> _INSTRUCTIONS TO FOLLOW_: Using the records below, copy exactly the part that opens with the line holding "Clone this diagram in TikZ." and closes with the line holding "minimum height=21pt] (bennote)", minus the pictures.

━━ DATA FOR THIS EXERCISE ━━

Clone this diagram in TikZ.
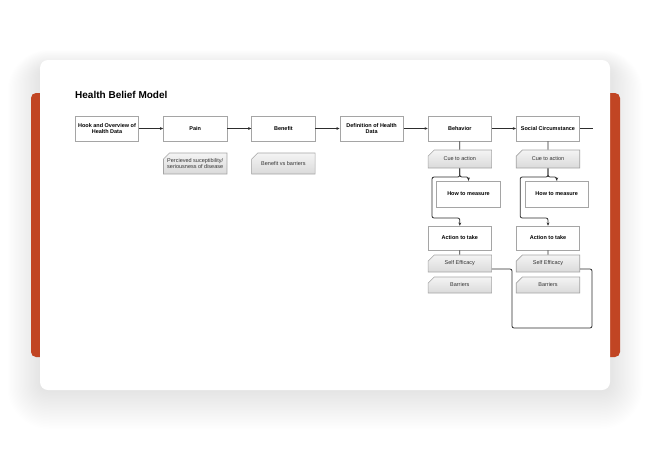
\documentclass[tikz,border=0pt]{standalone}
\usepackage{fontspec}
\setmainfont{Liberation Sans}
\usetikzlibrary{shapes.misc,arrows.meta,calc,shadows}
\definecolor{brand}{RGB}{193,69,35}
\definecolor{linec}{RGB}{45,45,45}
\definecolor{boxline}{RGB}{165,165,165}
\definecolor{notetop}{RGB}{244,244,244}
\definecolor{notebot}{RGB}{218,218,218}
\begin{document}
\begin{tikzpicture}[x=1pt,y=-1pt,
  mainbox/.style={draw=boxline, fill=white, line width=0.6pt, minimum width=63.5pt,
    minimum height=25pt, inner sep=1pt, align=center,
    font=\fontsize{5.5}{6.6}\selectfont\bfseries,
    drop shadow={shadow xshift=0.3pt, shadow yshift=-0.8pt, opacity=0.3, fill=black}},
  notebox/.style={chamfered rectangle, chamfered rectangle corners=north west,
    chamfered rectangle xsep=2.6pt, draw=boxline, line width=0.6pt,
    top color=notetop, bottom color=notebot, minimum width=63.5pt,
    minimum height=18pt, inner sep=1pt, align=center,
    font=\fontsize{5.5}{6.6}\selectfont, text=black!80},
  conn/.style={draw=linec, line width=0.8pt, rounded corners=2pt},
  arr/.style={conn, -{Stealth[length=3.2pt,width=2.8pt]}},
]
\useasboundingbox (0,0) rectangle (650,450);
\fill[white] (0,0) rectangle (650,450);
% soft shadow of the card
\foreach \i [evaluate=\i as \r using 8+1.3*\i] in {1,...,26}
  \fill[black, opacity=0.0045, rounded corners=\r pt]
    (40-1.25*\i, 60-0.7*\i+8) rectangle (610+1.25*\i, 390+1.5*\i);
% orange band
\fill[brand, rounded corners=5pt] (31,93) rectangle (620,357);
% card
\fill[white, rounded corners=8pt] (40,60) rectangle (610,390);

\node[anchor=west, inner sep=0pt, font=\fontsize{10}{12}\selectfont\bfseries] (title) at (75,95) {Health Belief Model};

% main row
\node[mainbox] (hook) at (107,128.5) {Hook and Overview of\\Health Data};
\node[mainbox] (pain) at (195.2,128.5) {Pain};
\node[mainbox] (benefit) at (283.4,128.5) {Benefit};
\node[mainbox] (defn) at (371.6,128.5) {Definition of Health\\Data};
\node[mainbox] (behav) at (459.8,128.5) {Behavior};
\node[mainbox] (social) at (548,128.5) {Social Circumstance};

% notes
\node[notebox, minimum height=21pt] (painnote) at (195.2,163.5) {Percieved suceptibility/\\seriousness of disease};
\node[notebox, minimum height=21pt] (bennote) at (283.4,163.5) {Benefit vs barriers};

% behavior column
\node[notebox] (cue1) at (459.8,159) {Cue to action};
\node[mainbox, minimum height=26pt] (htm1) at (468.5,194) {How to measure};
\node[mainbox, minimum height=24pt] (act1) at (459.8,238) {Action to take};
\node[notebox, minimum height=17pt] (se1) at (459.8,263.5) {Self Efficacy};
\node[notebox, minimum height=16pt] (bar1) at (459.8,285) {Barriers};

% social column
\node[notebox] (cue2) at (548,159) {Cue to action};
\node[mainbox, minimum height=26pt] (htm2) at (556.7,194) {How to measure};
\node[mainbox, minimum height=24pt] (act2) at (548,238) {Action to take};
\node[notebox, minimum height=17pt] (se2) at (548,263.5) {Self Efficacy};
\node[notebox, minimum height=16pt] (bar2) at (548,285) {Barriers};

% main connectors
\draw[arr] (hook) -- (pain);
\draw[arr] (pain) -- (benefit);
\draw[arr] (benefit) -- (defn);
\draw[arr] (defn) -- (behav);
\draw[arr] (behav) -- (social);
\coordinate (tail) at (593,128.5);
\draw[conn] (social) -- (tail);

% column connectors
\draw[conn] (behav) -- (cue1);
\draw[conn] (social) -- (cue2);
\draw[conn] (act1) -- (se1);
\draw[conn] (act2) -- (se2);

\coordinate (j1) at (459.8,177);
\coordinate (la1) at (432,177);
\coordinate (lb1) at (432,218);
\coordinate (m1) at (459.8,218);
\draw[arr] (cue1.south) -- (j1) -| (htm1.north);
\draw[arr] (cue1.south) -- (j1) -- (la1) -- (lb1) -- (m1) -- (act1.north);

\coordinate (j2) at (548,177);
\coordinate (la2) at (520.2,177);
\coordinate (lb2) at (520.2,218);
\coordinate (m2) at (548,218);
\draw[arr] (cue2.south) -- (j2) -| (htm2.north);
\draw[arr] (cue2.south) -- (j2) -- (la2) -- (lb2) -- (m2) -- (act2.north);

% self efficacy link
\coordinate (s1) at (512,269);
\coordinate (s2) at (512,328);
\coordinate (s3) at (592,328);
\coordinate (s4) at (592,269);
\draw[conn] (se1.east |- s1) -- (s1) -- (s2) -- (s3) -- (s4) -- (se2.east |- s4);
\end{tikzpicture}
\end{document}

━━━
━━ DATA FOR THIS EXERCISE ━━

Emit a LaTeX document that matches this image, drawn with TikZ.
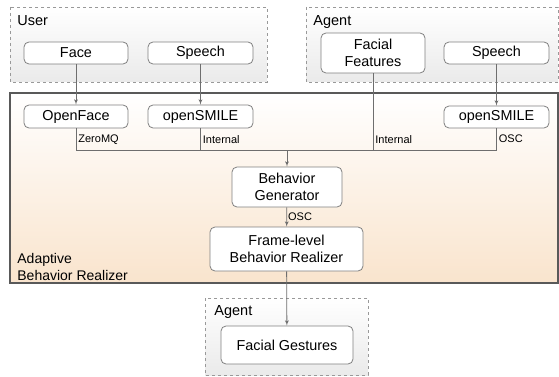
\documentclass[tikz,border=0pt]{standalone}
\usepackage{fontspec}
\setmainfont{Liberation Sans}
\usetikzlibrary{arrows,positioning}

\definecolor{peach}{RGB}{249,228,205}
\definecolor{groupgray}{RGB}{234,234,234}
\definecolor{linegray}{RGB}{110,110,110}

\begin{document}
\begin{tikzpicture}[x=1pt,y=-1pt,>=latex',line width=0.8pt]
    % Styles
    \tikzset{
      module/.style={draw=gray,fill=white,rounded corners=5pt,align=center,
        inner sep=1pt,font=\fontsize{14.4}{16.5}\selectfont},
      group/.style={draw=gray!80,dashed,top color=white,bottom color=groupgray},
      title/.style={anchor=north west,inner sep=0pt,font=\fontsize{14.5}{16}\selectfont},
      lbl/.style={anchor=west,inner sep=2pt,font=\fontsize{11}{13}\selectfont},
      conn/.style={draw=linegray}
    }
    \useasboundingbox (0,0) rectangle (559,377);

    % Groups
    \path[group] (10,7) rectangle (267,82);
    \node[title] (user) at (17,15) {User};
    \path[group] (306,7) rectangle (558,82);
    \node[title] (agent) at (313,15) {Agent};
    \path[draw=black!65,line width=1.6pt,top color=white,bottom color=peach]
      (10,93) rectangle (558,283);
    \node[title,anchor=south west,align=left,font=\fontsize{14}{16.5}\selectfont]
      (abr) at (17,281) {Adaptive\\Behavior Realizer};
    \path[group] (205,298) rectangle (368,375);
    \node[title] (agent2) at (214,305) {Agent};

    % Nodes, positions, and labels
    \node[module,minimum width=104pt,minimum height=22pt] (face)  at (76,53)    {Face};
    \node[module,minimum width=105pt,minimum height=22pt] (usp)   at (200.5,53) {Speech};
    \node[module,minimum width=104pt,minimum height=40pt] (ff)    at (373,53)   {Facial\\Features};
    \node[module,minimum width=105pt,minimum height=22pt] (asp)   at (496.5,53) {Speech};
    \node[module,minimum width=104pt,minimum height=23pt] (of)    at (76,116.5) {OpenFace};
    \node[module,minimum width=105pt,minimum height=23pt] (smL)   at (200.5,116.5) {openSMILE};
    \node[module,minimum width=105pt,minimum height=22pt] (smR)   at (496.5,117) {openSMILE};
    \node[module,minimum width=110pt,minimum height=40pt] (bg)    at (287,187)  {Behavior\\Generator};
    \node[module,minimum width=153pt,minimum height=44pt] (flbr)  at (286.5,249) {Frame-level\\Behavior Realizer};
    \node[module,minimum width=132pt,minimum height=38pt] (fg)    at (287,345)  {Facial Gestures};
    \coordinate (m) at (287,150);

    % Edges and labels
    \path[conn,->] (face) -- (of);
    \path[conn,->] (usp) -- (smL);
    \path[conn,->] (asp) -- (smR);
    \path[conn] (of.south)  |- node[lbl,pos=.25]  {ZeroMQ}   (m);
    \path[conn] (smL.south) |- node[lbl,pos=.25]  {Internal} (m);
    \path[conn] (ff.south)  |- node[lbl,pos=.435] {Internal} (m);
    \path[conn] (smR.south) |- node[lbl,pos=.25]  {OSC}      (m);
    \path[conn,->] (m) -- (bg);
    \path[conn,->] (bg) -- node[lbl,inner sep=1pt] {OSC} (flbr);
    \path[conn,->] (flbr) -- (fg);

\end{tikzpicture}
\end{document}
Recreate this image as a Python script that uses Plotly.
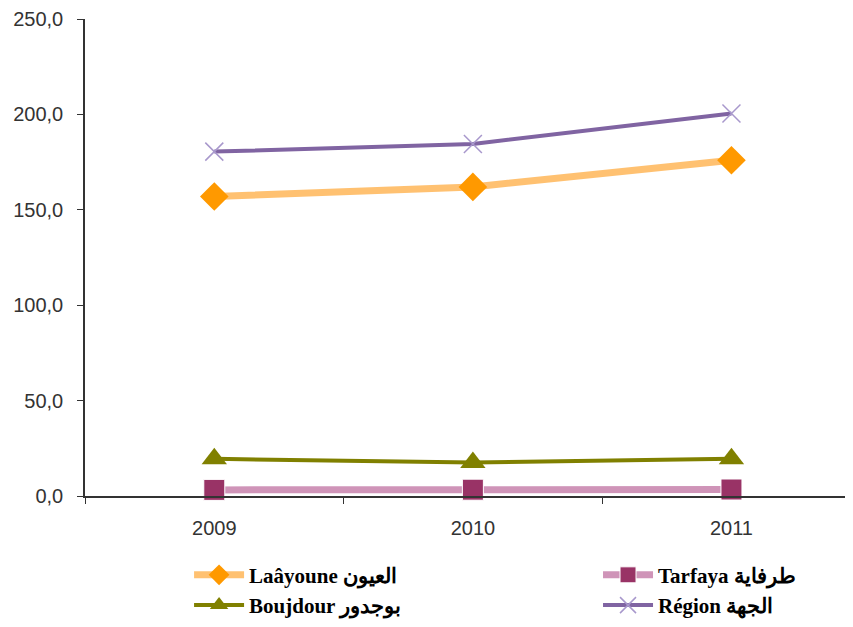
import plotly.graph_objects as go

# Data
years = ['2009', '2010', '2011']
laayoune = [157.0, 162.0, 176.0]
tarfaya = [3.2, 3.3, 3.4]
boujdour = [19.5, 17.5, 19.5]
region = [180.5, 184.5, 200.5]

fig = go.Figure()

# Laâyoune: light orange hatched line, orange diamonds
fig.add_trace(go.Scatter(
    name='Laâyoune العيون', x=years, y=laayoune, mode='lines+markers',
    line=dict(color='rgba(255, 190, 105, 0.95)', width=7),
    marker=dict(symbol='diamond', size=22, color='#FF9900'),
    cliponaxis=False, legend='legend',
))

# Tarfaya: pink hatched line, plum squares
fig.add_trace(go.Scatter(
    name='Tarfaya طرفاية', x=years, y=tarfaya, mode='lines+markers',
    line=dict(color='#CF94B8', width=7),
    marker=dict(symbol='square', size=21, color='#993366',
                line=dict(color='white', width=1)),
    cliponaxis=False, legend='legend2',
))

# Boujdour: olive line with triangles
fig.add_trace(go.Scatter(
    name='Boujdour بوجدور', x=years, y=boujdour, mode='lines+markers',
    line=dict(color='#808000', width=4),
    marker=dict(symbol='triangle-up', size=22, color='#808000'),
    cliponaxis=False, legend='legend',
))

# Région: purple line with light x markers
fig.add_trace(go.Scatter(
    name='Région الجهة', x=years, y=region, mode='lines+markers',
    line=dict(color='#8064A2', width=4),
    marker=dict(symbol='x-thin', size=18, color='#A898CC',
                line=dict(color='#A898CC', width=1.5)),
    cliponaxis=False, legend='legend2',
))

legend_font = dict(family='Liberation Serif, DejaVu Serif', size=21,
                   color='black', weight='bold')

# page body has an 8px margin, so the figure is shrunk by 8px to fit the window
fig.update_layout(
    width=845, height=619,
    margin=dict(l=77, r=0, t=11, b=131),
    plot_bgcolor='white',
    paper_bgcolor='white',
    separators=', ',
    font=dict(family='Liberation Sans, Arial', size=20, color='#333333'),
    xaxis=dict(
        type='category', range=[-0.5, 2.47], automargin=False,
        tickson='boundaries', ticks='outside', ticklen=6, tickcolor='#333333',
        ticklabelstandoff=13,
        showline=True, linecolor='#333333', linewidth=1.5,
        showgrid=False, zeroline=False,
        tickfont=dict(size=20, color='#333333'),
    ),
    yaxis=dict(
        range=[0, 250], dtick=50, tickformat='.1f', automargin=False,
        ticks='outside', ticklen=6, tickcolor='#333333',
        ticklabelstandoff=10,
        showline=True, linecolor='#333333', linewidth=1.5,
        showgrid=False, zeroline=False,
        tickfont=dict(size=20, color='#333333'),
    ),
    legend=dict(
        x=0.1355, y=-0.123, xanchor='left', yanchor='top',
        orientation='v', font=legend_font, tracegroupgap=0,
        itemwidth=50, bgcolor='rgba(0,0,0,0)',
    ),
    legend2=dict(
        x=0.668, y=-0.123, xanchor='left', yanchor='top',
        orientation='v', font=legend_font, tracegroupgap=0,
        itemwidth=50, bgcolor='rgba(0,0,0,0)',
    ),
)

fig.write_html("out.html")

━━━

> _RESPONSE_:
Clone this diagram in TikZ.
\documentclass[tikz,border=0pt]{standalone}
\usepackage{fontspec}
\setmainfont{Liberation Sans}
\usetikzlibrary{shapes.misc,arrows.meta,calc,shadows}
\definecolor{brand}{RGB}{193,69,35}
\definecolor{linec}{RGB}{45,45,45}
\definecolor{boxline}{RGB}{165,165,165}
\definecolor{notetop}{RGB}{244,244,244}
\definecolor{notebot}{RGB}{218,218,218}
\begin{document}
\begin{tikzpicture}[x=1pt,y=-1pt,
  mainbox/.style={draw=boxline, fill=white, line width=0.6pt, minimum width=63.5pt,
    minimum height=25pt, inner sep=1pt, align=center,
    font=\fontsize{5.5}{6.6}\selectfont\bfseries,
    drop shadow={shadow xshift=0.3pt, shadow yshift=-0.8pt, opacity=0.3, fill=black}},
  notebox/.style={chamfered rectangle, chamfered rectangle corners=north west,
    chamfered rectangle xsep=2.6pt, draw=boxline, line width=0.6pt,
    top color=notetop, bottom color=notebot, minimum width=63.5pt,
    minimum height=18pt, inner sep=1pt, align=center,
    font=\fontsize{5.5}{6.6}\selectfont, text=black!80},
  conn/.style={draw=linec, line width=0.8pt, rounded corners=2pt},
  arr/.style={conn, -{Stealth[length=3.2pt,width=2.8pt]}},
]
\useasboundingbox (0,0) rectangle (650,450);
\fill[white] (0,0) rectangle (650,450);
% soft shadow of the card
\foreach \i [evaluate=\i as \r using 8+1.3*\i] in {1,...,26}
  \fill[black, opacity=0.0045, rounded corners=\r pt]
    (40-1.25*\i, 60-0.7*\i+8) rectangle (610+1.25*\i, 390+1.5*\i);
% orange band
\fill[brand, rounded corners=5pt] (31,93) rectangle (620,357);
% card
\fill[white, rounded corners=8pt] (40,60) rectangle (610,390);

\node[anchor=west, inner sep=0pt, font=\fontsize{10}{12}\selectfont\bfseries] (title) at (75,95) {Health Belief Model};

% main row
\node[mainbox] (hook) at (107,128.5) {Hook and Overview of\\Health Data};
\node[mainbox] (pain) at (195.2,128.5) {Pain};
\node[mainbox] (benefit) at (283.4,128.5) {Benefit};
\node[mainbox] (defn) at (371.6,128.5) {Definition of Health\\Data};
\node[mainbox] (behav) at (459.8,128.5) {Behavior};
\node[mainbox] (social) at (548,128.5) {Social Circumstance};

% notes
\node[notebox, minimum height=21pt] (painnote) at (195.2,163.5) {Percieved suceptibility/\\seriousness of disease};
\node[notebox, minimum height=21pt] (bennote) at (283.4,163.5) {Benefit vs barriers};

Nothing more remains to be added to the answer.